Luby v. Rotterdam Square, L.P., 850 N.Y.S.2d 252 (N.Y. App. Div. 2008)

In this negligence action, plaintiff sustained injuries when he fell over a transition flare of a handicapped ramp.  That ramp had been constructed by defendant Clifford H. Quay & Sons fourteen years earlier pursuant to a contract between Quay and another defendant, Rotterdam Square.  The architectural firm that designed the plans pursuant to which the ramp was constructed was also named as a defendant.  Two issues were at stake.

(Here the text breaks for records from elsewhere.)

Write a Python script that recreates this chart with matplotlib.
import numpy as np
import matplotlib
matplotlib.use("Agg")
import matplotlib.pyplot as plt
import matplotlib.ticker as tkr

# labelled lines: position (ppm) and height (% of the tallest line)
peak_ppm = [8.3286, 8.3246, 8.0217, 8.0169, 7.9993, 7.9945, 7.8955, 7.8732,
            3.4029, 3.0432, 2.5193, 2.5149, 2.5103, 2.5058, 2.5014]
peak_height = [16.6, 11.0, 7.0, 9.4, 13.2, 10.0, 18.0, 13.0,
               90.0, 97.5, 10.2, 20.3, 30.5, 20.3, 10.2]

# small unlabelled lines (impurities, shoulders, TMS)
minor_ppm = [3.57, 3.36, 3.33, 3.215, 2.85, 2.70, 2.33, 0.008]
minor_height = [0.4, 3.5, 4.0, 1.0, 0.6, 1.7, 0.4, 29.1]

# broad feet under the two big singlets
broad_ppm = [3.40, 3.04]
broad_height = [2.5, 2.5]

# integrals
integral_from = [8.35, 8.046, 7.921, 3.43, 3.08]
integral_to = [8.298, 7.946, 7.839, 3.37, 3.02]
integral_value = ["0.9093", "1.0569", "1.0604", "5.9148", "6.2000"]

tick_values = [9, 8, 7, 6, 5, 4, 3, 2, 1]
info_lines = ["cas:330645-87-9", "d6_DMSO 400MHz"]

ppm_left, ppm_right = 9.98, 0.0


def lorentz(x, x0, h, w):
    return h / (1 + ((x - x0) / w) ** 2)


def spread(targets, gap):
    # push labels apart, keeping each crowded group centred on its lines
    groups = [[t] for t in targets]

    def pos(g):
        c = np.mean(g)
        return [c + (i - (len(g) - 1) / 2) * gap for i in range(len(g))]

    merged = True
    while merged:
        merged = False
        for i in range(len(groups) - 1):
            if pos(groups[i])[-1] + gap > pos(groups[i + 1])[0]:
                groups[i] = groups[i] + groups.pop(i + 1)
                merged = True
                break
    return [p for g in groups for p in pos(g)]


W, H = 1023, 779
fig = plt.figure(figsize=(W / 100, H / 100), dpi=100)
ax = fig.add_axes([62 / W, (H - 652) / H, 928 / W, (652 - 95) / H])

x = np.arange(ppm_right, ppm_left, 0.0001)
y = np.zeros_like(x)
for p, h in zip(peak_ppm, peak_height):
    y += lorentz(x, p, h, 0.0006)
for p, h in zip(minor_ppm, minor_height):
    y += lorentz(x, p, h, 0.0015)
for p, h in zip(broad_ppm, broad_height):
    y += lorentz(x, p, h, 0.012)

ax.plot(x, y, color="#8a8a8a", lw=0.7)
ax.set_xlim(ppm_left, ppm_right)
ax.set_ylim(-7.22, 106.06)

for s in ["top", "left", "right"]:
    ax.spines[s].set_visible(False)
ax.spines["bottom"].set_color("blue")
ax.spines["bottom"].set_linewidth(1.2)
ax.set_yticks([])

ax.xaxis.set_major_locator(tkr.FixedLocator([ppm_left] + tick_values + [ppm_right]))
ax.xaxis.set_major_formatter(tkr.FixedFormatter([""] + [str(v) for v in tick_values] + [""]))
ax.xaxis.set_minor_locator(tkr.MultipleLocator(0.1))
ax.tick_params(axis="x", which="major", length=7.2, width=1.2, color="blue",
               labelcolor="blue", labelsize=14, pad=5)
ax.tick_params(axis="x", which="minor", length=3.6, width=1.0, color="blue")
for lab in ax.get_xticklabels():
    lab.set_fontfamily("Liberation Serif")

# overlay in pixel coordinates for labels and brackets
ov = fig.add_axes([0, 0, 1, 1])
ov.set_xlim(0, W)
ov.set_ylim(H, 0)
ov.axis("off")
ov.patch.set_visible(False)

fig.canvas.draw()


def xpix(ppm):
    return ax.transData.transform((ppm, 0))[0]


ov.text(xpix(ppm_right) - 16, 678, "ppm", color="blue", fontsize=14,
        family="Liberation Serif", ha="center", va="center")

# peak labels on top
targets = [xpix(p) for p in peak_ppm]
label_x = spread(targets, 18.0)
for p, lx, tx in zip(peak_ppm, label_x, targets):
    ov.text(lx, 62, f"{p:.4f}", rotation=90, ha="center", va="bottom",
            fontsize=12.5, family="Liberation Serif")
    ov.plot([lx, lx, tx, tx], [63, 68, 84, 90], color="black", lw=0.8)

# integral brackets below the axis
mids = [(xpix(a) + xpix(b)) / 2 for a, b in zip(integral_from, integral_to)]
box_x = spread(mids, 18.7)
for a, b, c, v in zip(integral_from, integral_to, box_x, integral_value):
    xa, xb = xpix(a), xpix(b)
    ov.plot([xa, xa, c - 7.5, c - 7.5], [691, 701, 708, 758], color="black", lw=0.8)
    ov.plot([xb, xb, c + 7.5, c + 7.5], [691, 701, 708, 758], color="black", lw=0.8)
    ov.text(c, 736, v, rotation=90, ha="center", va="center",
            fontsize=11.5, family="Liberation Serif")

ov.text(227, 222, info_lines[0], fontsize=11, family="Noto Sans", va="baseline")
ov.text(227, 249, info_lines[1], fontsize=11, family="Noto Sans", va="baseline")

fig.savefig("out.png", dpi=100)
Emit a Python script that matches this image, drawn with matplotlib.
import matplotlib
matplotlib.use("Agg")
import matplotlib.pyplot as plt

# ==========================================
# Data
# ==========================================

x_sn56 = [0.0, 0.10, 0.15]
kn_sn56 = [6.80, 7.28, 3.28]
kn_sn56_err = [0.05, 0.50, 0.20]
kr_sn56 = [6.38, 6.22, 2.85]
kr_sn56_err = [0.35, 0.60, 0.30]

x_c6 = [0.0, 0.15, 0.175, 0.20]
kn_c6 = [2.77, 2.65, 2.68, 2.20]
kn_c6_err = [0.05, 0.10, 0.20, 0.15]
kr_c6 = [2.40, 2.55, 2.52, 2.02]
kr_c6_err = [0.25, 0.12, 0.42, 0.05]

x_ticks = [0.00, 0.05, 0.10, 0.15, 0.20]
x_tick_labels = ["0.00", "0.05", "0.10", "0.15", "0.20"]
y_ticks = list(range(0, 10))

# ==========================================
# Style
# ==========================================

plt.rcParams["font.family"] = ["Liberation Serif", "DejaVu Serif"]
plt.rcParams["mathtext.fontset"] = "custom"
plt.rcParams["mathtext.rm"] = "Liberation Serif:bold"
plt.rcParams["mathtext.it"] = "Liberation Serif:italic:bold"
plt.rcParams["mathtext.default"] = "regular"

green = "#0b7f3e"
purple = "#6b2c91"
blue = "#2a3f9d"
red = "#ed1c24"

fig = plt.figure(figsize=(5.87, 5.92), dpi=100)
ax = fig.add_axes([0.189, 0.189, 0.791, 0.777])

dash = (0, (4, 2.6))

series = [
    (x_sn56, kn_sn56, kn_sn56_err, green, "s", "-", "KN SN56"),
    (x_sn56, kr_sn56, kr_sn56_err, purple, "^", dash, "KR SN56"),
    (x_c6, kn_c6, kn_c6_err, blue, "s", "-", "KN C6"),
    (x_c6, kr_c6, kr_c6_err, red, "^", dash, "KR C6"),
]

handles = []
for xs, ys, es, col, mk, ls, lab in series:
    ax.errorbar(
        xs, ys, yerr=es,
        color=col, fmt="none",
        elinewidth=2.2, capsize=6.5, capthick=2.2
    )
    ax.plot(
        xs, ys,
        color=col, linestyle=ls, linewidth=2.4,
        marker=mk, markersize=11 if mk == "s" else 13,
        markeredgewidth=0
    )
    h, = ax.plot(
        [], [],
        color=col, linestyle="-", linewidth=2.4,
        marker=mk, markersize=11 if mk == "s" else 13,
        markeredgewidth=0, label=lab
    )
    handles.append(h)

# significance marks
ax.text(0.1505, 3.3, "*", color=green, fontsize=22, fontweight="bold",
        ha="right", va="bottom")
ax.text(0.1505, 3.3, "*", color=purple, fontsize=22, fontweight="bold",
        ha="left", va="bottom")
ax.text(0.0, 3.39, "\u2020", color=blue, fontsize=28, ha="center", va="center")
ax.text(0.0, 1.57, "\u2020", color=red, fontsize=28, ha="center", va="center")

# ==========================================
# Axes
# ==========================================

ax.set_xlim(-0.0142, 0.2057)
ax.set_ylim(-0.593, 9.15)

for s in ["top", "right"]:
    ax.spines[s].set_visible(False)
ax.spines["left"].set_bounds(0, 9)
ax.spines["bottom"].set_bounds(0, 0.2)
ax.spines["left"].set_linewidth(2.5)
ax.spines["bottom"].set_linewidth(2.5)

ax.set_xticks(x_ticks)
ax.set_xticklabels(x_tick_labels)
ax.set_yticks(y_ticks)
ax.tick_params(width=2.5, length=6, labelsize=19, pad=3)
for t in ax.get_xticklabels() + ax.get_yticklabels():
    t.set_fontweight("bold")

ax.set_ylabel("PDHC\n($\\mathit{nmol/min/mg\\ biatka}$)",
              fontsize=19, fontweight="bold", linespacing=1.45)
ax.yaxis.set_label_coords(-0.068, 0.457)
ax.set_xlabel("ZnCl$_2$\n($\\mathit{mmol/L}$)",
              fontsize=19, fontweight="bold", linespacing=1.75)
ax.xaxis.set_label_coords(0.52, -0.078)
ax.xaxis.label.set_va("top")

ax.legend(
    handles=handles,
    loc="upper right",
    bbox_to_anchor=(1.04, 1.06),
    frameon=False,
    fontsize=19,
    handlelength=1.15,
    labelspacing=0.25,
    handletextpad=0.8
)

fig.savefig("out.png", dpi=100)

First, the court examined whether Quay owed a duty of care to plaintiff.  To establish that Quay had such a duty, plaintiff had submitted an affidavit of an engineer, alleging Quay should have known the ramp created a dangerous condition due to the way it was constructed; that affidavit stated that the slope of the ramp did not conform to the New York State Fire Prevention and Building Code as it existed at the time of the ramp’s construction.  The court rejected this argument, granting summary judgment in favor of Quay.  Breach of a contractual obligation is insufficient to impose tort liability in favor of a third party unless plaintiff establishes that one of three conditions is met:   (1) where the promisor, while engaged affirmatively in discharging a contractual obligation, creates an unreasonable risk of harm to others, or increases that risk; (2) where the plaintiff has suffered injury as a result of reasonable reliance upon the defendant’s continuing performance of a contractual obligation; or (3) where the contracting party has entirely displaced the other party’s duty to maintain the premises safely.  The court stated that, even if there was a violation of the Code as it existed in 1988, it could not conclude that Quay’s construction of such ramp rose to the requisite standard of creating a dangerous condition so as to “‘launch[ ] a force or instrument of harm.’”

Second, the court dismissed Rotterdam’s cross-claim for contractual indemnification from Quay because such an obligation was not expressly assumed in their contract.